Grenzen der Regelung
Nicht jede Person, die aus gesundheitlichen Gründen nur eingeschränkt arbeitsfähig ist, hat automatisch Anspruch auf Leistungen nach § 145 SGB III. Es bestehen klare Ausschlusskriterien, die den Zugang zur Nahtlosigkeitsregelung begrenzen.
So darf die eingeschränkte Arbeitsfähigkeit nicht auf selbst gewählte Umstände zurückzuführen sein. Wer beispielsweise aufgrund familiärer Verpflichtungen, wie der Betreuung von Kindern, weniger als 15 Stunden pro Woche arbeiten kann, fällt nicht unter diese Regelung.
Auch wenn die gesetzliche Rentenversicherung bereits rechtskräftig eine Erwerbsminderung festgestellt hat, entfällt der Anspruch auf das Nahtlosigkeits-Arbeitslosengeld. In solchen Fällen kommen andere Leistungen, wie die Erwerbsminderungsrente zum Tragen.
Antragstellung und Fristen: So sichern Sie den Anspruch
Die Agentur für Arbeit ist verpflichtet, Betroffene innerhalb kürzester Zeit aufzufordern, einen Antrag auf Rehabilitationsmaßnahmen oder Leistungen zur Teilhabe am Arbeitsleben zu stellen.
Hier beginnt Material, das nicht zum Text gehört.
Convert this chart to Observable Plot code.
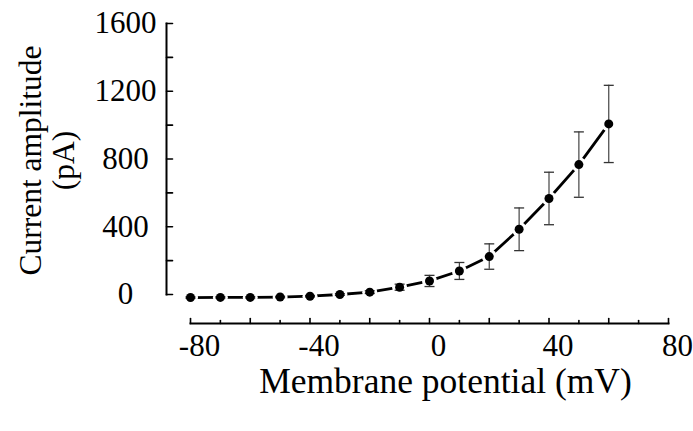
<!DOCTYPE html>
<html>
<head>
<meta charset="utf-8">
<script src="https://cdn.jsdelivr.net/npm/d3@7"></script>
<script src="https://cdn.jsdelivr.net/npm/@observablehq/plot@0.6"></script>
<style>
  html, body { margin: 0; padding: 0; background: #fff; }
  #chart svg { display: block; }
</style>
</head>
<body>
<div id="chart"></div>
<script>
// Membrane potential (mV)
const voltage = [-80, -70, -60, -50, -40, -30, -20, -10, 0, 10, 20, 30, 40, 50, 60];
// Mean current amplitude (pA)
const current = [-18, -17, -17, -15, -10, 0, 14, 43, 80, 139, 224, 385, 567, 767, 1007];
// Error (pA)
const errorBar = [4, 4, 4, 4, 4, 5, 8, 18, 33, 50, 75, 126, 155, 193, 228];

const xTickLabels = [-80, -40, 0, 40, 80];
const xMajorTicks = [-80, -60, -40, -20, 0, 20, 40, 60, 80];
const xMinorTicks = [-70, -50, -30, -10, 10, 30, 50, 70];
const yTickLabels = [0, 400, 800, 1200, 1600];
const yTicks = [0, 200, 400, 600, 800, 1000, 1200, 1400, 1600];

const xLabel = "Membrane potential (mV)";
const yLabel = "Current amplitude\n(pA)";

const data = voltage.map((v, i) => ({v, c: current[i], lo: current[i] - errorBar[i], hi: current[i] + errorBar[i]}));

const capSymbol = {
  draw(context, size) {
    const w = Math.sqrt(size / Math.PI);
    context.moveTo(-w, 0);
    context.lineTo(w, 0);
  }
};
// plain tick stroke for inward-pointing axis ticks
const tickShape = {
  draw(context, l) {
    context.moveTo(0, 0);
    context.lineTo(0, -l);
  }
};

const font = "Liberation Serif, Times New Roman, serif";
const plain = d => `${d}`;

const chart = Plot.plot({
  width: 693,
  height: 431,
  marginLeft: 166,
  marginRight: 25,
  marginTop: 23,
  marginBottom: 108,
  style: {fontFamily: font, color: "#000", background: "#fff"},
  x: {domain: [-80, 80], range: [190, 668]},
  y: {domain: [0, 1600], range: [294, 23]},
  marks: [
    // axis lines
    Plot.frame({anchor: "left", insetBottom: 29, strokeWidth: 2}),
    Plot.frame({anchor: "bottom", insetLeft: 24, strokeWidth: 2}),
    // x ticks (inward: pointing up from the bottom axis line)
    Plot.vector(xMajorTicks, {x: d => d, frameAnchor: "bottom", rotate: 0, length: 5, anchor: "start", shape: tickShape, stroke: "#000", strokeWidth: 1.6}),
    Plot.vector(xMinorTicks, {x: d => d, frameAnchor: "bottom", rotate: 0, length: 3, anchor: "start", shape: tickShape, stroke: "#000", strokeWidth: 1.6}),
    Plot.axisX(xTickLabels, {anchor: "bottom", tickSize: 0, tickPadding: 10, dx: 9, fontSize: 31, tickFormat: plain, label: null}),
    // y ticks (inward: pointing right from the left axis line)
    Plot.vector(yTicks, {y: d => d, frameAnchor: "left", rotate: 90, length: 6, anchor: "start", shape: tickShape, stroke: "#000", strokeWidth: 1.6}),
    Plot.axisY(yTickLabels, {anchor: "left", tickSize: 0, tickPadding: 41, textAnchor: "middle", fontSize: 31, tickFormat: plain, label: null}),
    // axis titles
    Plot.text([xLabel], {frameAnchor: "bottom", dx: 28, dy: 58, fontSize: 35.5, lineAnchor: "middle", textAnchor: "middle", fill: "#000"}),
    Plot.text([yLabel], {frameAnchor: "left", dx: -120, dy: -13, rotate: -90, fontSize: 31.5, lineHeight: 1.05, lineAnchor: "middle", textAnchor: "middle", fill: "#000"}),
    // data line
    Plot.line(data, {x: "v", y: "c", stroke: "#000", strokeWidth: 2.8}),
    // white halo around markers
    Plot.dot(data, {x: "v", y: "c", r: 7.5, fill: "#fff", stroke: null}),
    // error bars
    Plot.ruleX(data, {x: "v", y1: "lo", y2: "hi", stroke: "#444", strokeWidth: 1.2}),
    Plot.dot(data, {x: "v", y: "hi", symbol: capSymbol, r: 5, stroke: "#333", strokeWidth: 1.3, fill: "none"}),
    Plot.dot(data, {x: "v", y: "lo", symbol: capSymbol, r: 5, stroke: "#333", strokeWidth: 1.3, fill: "none"}),
    // markers
    Plot.dot(data, {x: "v", y: "c", r: 4.5, fill: "#000", stroke: null})
  ]
});

document.getElementById("chart").appendChild(chart);
</script>
</body>
</html>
Der Antrag muss innerhalb eines Monats erfolgen.
Fristversäumnis: Erfolgt die Antragstellung nicht rechtzeitig, ruht der Anspruch auf Arbeitslosengeld ab dem Folgetag.
Spätere Antragstellung: Wird der Antrag nachträglich gestellt, lebt der Anspruch ab dem Tag der Antragstellung wieder auf.
Tipp für Versicherte: Um einen nahtlosen Leistungsbezug sicherzustellen, sollte der Antrag möglichst frühzeitig gestellt werden – idealerweise noch während des Krankengeldbezugs.
Rückzahlung bei Rentenbewilligung
Wird nachträglich eine Erwerbsminderungsrente oder ein Übergangsgeld bewilligt, kann die Agentur für Arbeit bereits gezahlte Nahtlosigkeits-Leistungen von der Rentenversicherung zurückfordern. Die Leistungen werden dabei rückwirkend miteinander verrechnet. Das betrifft allerdings nicht die Versicherten selbst, sondern ausschließlich die beteiligten Träger.
Sonderfälle: Rente bereits vorhanden – was gilt?
Auch Personen, die bereits eine teilweise Erwerbsminderungsrente oder Berufsunfähigkeitsrente erhalten, können unter bestimmten Bedingungen vom Nahtlosigkeits-Arbeitslosengeld profitieren. Voraussetzung ist, dass sich ihr Gesundheitszustand erheblich verschlechtert hat und dadurch eine neue Form der Arbeitsunfähigkeit besteht. Hier wird im Einzelfall geprüft, ob die Nahtlosigkeitsregelung greift.